INSTRUCTIONS TO FOLLOW:
Would you repeat the listing exactly but omit every picture?

--------

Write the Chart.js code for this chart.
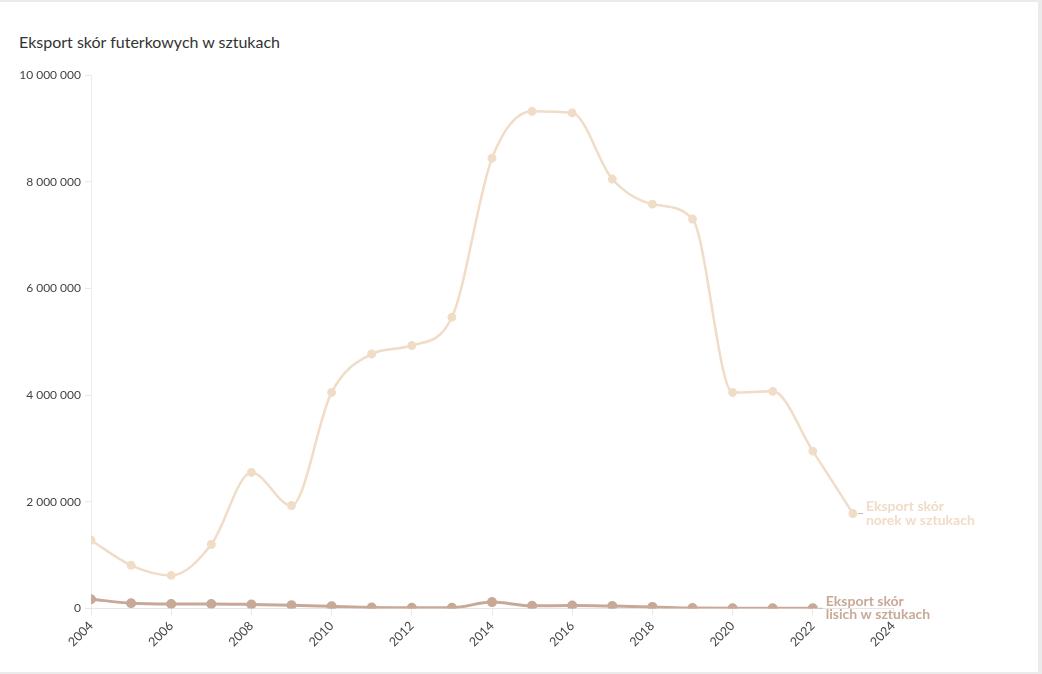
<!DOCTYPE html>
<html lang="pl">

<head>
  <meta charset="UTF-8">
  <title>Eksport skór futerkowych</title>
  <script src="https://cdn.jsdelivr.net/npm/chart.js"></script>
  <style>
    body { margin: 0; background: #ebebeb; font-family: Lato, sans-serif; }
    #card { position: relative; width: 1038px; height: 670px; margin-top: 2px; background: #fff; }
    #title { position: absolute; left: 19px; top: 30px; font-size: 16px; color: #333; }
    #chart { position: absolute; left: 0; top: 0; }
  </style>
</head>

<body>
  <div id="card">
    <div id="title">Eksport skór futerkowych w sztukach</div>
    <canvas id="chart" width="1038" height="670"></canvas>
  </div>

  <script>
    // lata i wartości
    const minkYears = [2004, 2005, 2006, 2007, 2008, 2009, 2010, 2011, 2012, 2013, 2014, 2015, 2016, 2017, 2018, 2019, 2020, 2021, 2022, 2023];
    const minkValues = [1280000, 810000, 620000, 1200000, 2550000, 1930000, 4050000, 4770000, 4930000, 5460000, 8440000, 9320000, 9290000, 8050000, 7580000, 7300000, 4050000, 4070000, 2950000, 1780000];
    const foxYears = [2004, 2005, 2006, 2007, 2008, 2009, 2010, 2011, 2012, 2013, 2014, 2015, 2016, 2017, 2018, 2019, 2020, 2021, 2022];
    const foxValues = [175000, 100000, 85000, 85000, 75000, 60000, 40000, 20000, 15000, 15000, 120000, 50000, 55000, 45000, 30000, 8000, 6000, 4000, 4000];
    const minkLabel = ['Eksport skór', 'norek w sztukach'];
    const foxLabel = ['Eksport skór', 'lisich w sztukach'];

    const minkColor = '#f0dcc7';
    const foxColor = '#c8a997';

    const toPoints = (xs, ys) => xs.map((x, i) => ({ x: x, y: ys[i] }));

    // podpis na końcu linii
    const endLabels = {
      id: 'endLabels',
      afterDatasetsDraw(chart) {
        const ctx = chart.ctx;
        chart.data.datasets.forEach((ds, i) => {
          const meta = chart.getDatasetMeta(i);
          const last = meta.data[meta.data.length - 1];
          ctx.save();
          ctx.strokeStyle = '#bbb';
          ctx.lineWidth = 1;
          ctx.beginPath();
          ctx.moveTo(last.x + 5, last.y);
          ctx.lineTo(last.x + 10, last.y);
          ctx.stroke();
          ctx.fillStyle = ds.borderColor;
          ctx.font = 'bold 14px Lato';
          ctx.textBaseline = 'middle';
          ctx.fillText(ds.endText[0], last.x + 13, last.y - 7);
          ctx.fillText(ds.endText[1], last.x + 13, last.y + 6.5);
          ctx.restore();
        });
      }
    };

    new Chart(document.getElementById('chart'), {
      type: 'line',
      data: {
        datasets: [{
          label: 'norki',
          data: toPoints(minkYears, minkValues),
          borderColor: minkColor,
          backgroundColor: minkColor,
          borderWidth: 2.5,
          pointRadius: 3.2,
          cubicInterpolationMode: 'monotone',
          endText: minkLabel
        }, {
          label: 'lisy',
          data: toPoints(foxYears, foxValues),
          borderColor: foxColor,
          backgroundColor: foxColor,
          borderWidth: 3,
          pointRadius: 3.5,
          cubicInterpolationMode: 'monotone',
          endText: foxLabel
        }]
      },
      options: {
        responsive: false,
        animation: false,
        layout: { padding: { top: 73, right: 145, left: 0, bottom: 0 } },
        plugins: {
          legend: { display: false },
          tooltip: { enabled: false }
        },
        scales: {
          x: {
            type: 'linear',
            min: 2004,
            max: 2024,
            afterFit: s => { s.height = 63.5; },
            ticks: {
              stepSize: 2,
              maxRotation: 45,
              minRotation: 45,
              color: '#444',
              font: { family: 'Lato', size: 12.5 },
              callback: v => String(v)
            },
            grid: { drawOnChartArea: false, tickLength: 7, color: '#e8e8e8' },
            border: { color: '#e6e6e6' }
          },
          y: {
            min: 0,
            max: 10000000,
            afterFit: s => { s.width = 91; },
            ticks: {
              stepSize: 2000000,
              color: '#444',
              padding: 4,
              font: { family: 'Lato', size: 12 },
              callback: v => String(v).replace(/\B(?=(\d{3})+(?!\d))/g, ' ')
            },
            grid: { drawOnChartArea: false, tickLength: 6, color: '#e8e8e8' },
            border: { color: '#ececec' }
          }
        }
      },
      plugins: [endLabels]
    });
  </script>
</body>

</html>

--------

FINISHED EXERCISE:
Write the Chart.js code for this chart.
<!DOCTYPE html>
<html lang="pl">

<head>
  <meta charset="UTF-8">
  <title>Eksport skór futerkowych</title>
  <script src="https://cdn.jsdelivr.net/npm/chart.js"></script>
  <style>
    body { margin: 0; background: #ebebeb; font-family: Lato, sans-serif; }
    #card { position: relative; width: 1038px; height: 670px; margin-top: 2px; background: #fff; }
    #title { position: absolute; left: 19px; top: 30px; font-size: 16px; color: #333; }
    #chart { position: absolute; left: 0; top: 0; }
  </style>
</head>

<body>
  <div id="card">
    <div id="title">Eksport skór futerkowych w sztukach</div>
    <canvas id="chart" width="1038" height="670"></canvas>
  </div>

  <script>
    // lata i wartości
    const minkYears = [2004, 2005, 2006, 2007, 2008, 2009, 2010, 2011, 2012, 2013, 2014, 2015, 2016, 2017, 2018, 2019, 2020, 2021, 2022, 2023];
    const minkValues = [1280000, 810000, 620000, 1200000, 2550000, 1930000, 4050000, 4770000, 4930000, 5460000, 8440000, 9320000, 9290000, 8050000, 7580000, 7300000, 4050000, 4070000, 2950000, 1780000];
    const foxYears = [2004, 2005, 2006, 2007, 2008, 2009, 2010, 2011, 2012, 2013, 2014, 2015, 2016, 2017, 2018, 2019, 2020, 2021, 2022];
    const foxValues = [175000, 100000, 85000, 85000, 75000, 60000, 40000, 20000, 15000, 15000, 120000, 50000, 55000, 45000, 30000, 8000, 6000, 4000, 4000];
    const minkLabel = ['Eksport skór', 'norek w sztukach'];
    const foxLabel = ['Eksport skór', 'lisich w sztukach'];

    const minkColor = '#f0dcc7';
    const foxColor = '#c8a997';

    const toPoints = (xs, ys) => xs.map((x, i) => ({ x: x, y: ys[i] }));

    // podpis na końcu linii
    const endLabels = {
      id: 'endLabels',
      afterDatasetsDraw(chart) {
        const ctx = chart.ctx;
        chart.data.datasets.forEach((ds, i) => {
          const meta = chart.getDatasetMeta(i);
          const last = meta.data[meta.data.length - 1];
          ctx.save();
          ctx.strokeStyle = '#bbb';
          ctx.lineWidth = 1;
          ctx.beginPath();
          ctx.moveTo(last.x + 5, last.y);
          ctx.lineTo(last.x + 10, last.y);
          ctx.stroke();
          ctx.fillStyle = ds.borderColor;
          ctx.font = 'bold 14px Lato';
          ctx.textBaseline = 'middle';
          ctx.fillText(ds.endText[0], last.x + 13, last.y - 7);
          ctx.fillText(ds.endText[1], last.x + 13, last.y + 6.5);
          ctx.restore();
        });
      }
    };

    new Chart(document.getElementById('chart'), {
      type: 'line',
      data: {
        datasets: [{
          label: 'norki',
          data: toPoints(minkYears, minkValues),
          borderColor: minkColor,
          backgroundColor: minkColor,
          borderWidth: 2.5,
          pointRadius: 3.2,
          cubicInterpolationMode: 'monotone',
          endText: minkLabel
        }, {
          label: 'lisy',
          data: toPoints(foxYears, foxValues),
          borderColor: foxColor,
          backgroundColor: foxColor,
          borderWidth: 3,
          pointRadius: 3.5,
          cubicInterpolationMode: 'monotone',
          endText: foxLabel
        }]
      },
      options: {
        responsive: false,
        animation: false,
        layout: { padding: { top: 73, right: 145, left: 0, bottom: 0 } },
        plugins: {
          legend: { display: false },
          tooltip: { enabled: false }
        },
        scales: {
          x: {
            type: 'linear',
            min: 2004,
            max: 2024,
            afterFit: s => { s.height = 63.5; },
            ticks: {
              stepSize: 2,
              maxRotation: 45,
              minRotation: 45,
              color: '#444',
              font: { family: 'Lato', size: 12.5 },
              callback: v => String(v)
            },
            grid: { drawOnChartArea: false, tickLength: 7, color: '#e8e8e8' },
            border: { color: '#e6e6e6' }
          },
          y: {
            min: 0,
            max: 10000000,
            afterFit: s => { s.width = 91; },
            ticks: {
              stepSize: 2000000,
              color: '#444',
              padding: 4,
              font: { family: 'Lato', size: 12 },
              callback: v => String(v).replace(/\B(?=(\d{3})+(?!\d))/g, ' ')
            },
            grid: { drawOnChartArea: false, tickLength: 6, color: '#e8e8e8' },
            border: { color: '#ececec' }
          }
        }
      },
      plugins: [endLabels]
    });
  </script>
</body>

</html>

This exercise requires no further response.